Lachemann is the man with a plan

  • Kirby Arnold / Herald Writer
  • Wednesday, February 25, 2004 9:00pm
  • Sports

PEORIA, Ariz. – It’s a schedule that any company would be wise to emulate.

8:30 a.m. – Extra work.

9:10 – Staff meeting.

9:30 – Stretch and throw.

The work schedule covers the next three hours and is precise to the minute. Only by reading the list of duties does it become apparent this isn’t an ordinary office preparing its staff for the day.

It’s the Seattle Mariners, who run through their daily workout with precision of a marching band as they move from field to field and drill to drill at their spring training complex.

Besides bats and balls, the most useful tools during each workout are the daily schedule on the coaches’ clipboards and the watches on their wrists.

Today, when infielders and outfielders join the pitchers and catchers who have been in camp for five days, there will be 59 players dodging each other and the hundreds of baseballs being hit and thrown.

It takes communication and coordination to avoid chaos.

“When you get 59 players in the same spot and you’re moving guys around every 20 minutes, they’d better be briefed and they’d better know where they’re going for things to go smoothly,” manager Bob Melvin said.

The Mariners’ workouts are the end result of considerable planning.

The structure for today’s workout and those the rest of spring training has been weeks in the making. Melvin, his coaches and members of the front office held meetings to determine which drills are necessary and bench coach Rene Lachemann fits them into the day’s plan.

Lachemann, who organizes spring training, writes up each day’s schedule on his laptop computer, prints it out and posts it on the clubhouse bulletin boards a day in advance.

“I’ve always been a guy who likes organization, and when Bob asked me to do this, I looked forward to it,” Lachemann said. “The most important thing is keeping organized and making sure the coaching staff is wherever he wants it.

“This is Bob’s camp. I will throw certain ideas out, but he tells me things that he wants me to put down, and I’ll go and tell the people where he wants them to be.”

On Wednesday, pitchers rotated through three stations – throwing in the bullpen, fielding ground balls on Field 1, backing up bases and fielding bunts on Field 2, and rundown and pickoff moves on the half-field.

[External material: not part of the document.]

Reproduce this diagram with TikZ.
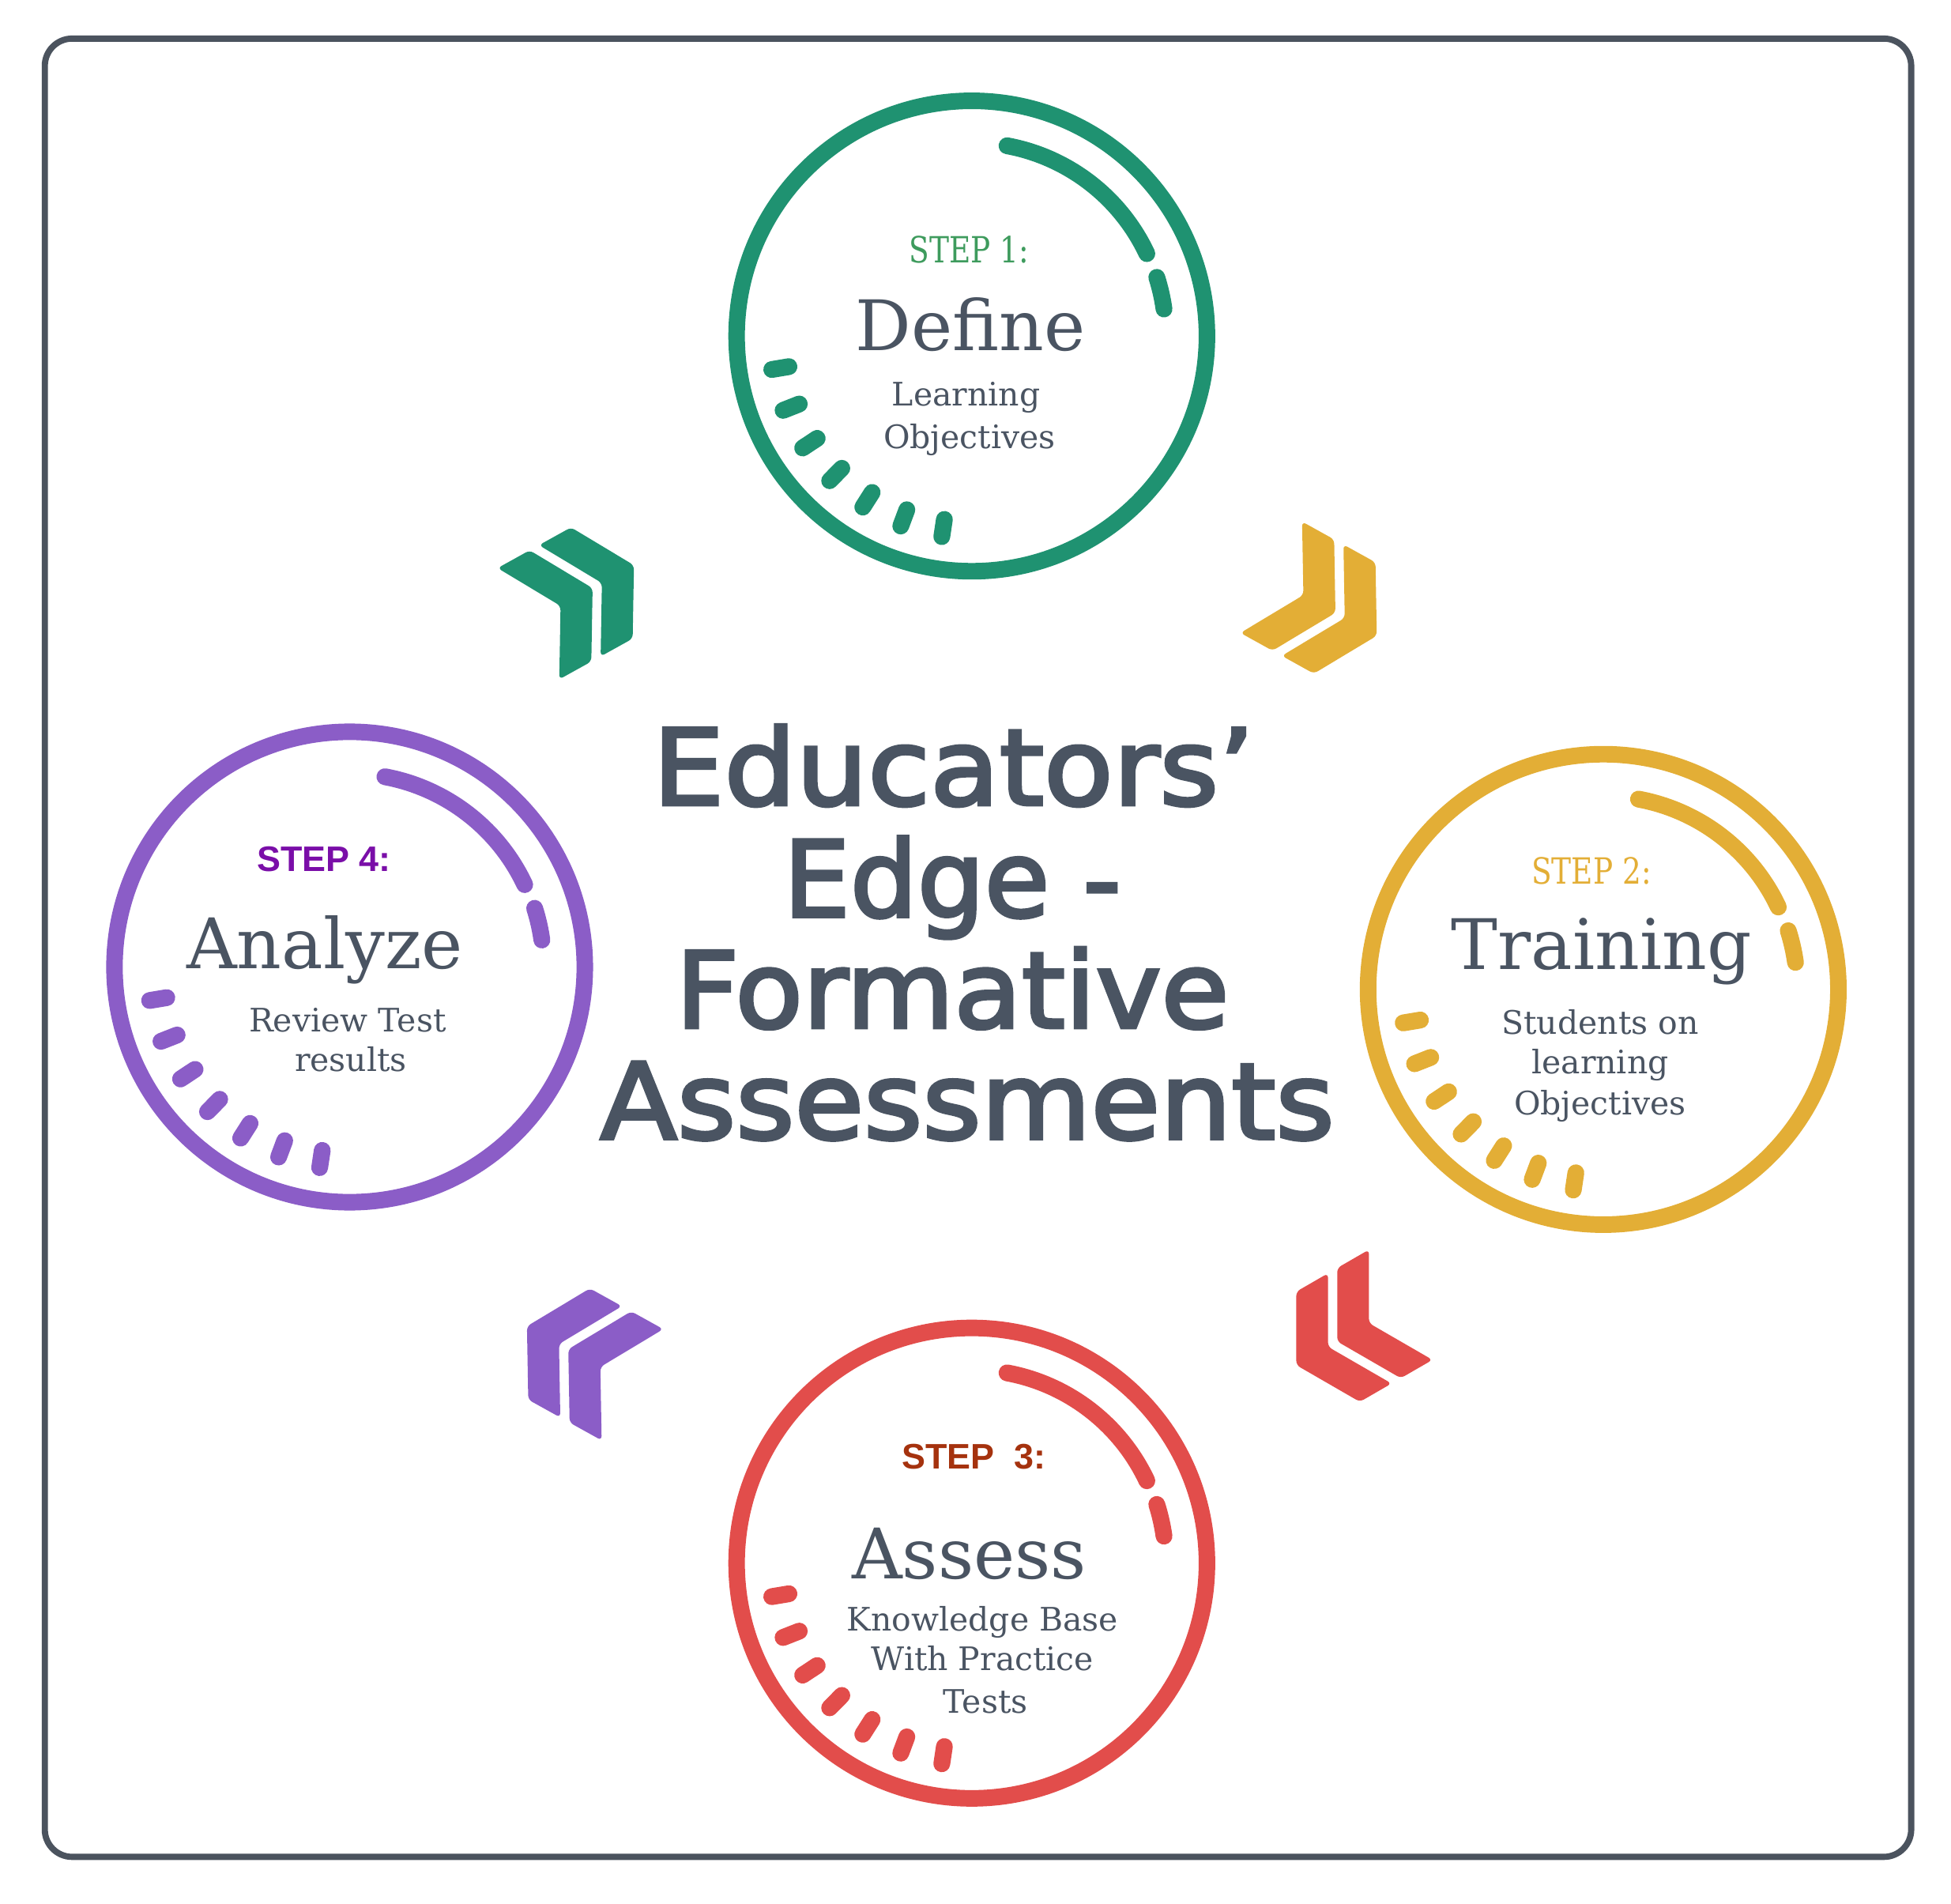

After the pitchers finished their work and went back to Field 2 for conditioning, the catchers took batting practice in two groups. After batting practice, Lachemann and coaches Orlando Gomez and Roger Hansen drilled the catchers on throws to bases.

When the catchers finished their conditioning about 12:45, they could relax for the first time in more than three hours.

“You want to stay away from a lot of standing around,” Melvin said. “That’s why you shuffle guys from field to field.”

It’ll become more complicated today when infielders and outfielders join the workouts. Every field will be full of players.

“Everything has to go on time,” Melvin said.

Most of the time, the workout unfolds just as the schedule says. And sometimes it rains.

That happened on Monday (and might again this weekend), but Lachemann is ready.

“When that happens, I go to my ‘Rainy Day Schedule,’” he said.

When the practice fields are too wet to use, all of the work moves under cover.

On Monday, pitchers and catchers did their stretching in a multi-purpose room near the clubhouse. In the covered area where the batting cages are located, netting was pushed out of the way to clear room for pitchers’ fielding drills.

In the bullpen, where there is a cover over the mounds and another over the catchers, pitchers did their throwing six at a time. The moment one group of pitchers finished throwing, the grounds crew smoothed out the mounds before the next group arrived.

Everyone seems to know exactly where to go when it’s time to rotate to another drill.

“You’ll get one or two guys who might not know where they’re at,” Lachemann said. “But as long as the staff supplies them with the correct information, it’s easy to tell them where to go.”

Lachemann says little details in the planning can make a big difference. For example, he must be sure there are enough coaches available to throw batting practice each day.

“Every morning I’ll talk to the guys and see who’s able to throw,” he said. “Sometimes I’ll make a mistake and have a guy throw two or three days in a row.”

When the practice ends, Lachemann returns to his desk in the coaches’ room to finish the next workout schedule. He’s typically one of the first to arrive at the training complex and one of the last to leave, and he spends more time at his computer than he does on the field.

“I guess it means that it takes me longer to do my stuff than a normal person. It’s a learning process for me with the computer,” Lachemann said. “But that’s how things are now. Before, we used to write things down on a piece of paper and put it up.

“It doesn’t take any computer scientist to do this thing.”

It does take an immense amount of organization.